Job — Identify and pull out each line of the entries in which "this" occurs.
[START OF Excerpted records]
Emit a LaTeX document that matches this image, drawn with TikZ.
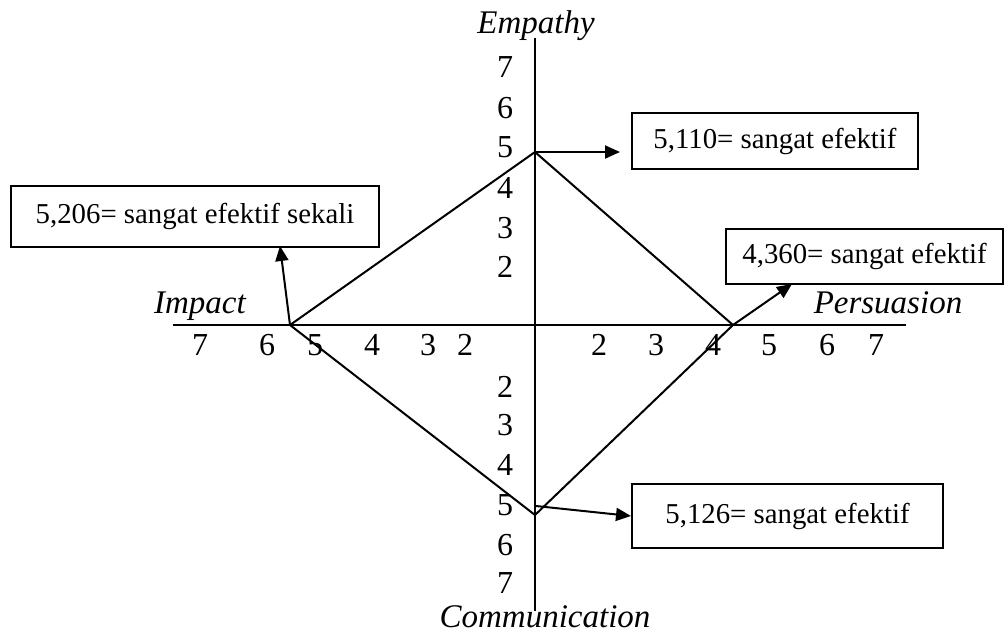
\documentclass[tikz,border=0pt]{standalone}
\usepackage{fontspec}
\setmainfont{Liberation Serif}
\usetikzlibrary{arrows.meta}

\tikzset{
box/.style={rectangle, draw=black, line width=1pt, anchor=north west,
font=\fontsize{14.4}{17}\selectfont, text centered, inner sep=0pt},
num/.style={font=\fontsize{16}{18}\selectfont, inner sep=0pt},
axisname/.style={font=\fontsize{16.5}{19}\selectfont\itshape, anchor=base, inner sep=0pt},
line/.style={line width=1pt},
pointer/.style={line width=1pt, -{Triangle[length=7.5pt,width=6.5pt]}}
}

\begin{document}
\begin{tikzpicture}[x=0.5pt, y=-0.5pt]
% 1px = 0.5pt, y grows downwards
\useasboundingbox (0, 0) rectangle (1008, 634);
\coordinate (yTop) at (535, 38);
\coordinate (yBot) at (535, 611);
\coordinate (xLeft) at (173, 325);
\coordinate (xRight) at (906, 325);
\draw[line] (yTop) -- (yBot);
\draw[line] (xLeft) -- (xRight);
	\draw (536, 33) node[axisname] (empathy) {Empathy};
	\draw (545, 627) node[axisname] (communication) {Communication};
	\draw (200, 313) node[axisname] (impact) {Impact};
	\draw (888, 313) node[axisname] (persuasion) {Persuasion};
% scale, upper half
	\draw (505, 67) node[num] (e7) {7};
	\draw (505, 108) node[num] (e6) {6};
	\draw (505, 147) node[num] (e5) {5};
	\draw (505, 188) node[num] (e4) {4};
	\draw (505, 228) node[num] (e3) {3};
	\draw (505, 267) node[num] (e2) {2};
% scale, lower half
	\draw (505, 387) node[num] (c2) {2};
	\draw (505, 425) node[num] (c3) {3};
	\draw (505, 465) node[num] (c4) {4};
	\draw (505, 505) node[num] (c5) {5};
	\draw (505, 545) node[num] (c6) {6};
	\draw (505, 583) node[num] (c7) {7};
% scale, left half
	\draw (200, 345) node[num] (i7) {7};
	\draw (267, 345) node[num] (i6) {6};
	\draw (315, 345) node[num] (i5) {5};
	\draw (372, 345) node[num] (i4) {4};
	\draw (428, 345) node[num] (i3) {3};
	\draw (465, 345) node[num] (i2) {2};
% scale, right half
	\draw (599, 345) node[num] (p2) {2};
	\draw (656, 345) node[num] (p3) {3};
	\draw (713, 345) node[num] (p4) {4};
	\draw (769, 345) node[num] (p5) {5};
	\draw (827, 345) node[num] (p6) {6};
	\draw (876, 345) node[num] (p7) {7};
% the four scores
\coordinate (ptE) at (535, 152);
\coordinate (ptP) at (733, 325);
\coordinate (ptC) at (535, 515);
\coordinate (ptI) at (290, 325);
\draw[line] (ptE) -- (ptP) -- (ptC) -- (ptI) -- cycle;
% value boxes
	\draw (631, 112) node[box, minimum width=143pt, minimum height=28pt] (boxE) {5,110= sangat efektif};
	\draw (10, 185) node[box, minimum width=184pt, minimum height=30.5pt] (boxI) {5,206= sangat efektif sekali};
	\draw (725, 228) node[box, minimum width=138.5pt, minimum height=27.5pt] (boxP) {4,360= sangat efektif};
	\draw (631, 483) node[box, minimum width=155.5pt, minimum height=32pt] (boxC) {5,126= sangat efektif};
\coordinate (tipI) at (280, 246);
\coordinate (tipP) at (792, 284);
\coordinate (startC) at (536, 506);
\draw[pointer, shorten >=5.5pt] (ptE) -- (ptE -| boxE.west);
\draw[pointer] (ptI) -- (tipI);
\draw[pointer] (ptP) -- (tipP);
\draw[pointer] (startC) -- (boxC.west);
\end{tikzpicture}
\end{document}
[END OF Excerpted records]
[START OF Excerpted records]
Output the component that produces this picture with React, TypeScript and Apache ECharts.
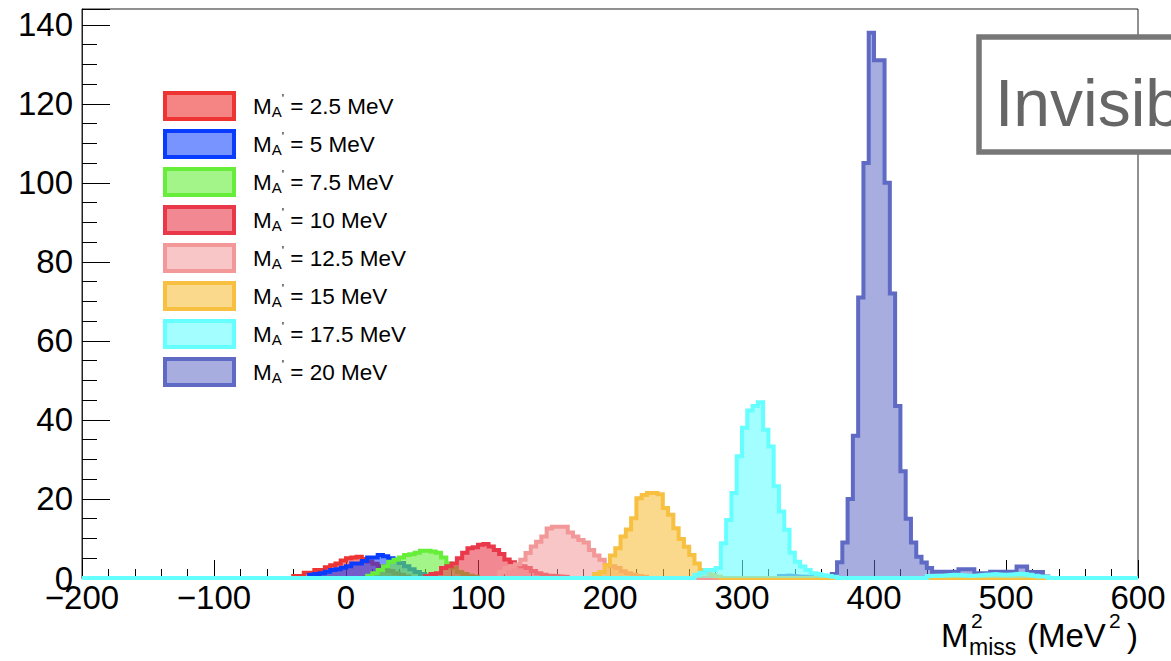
[END OF Excerpted records]
Solved problem —
Emit a LaTeX document that matches this image, drawn with TikZ.
Output the component that produces this picture with React, TypeScript and Apache ECharts.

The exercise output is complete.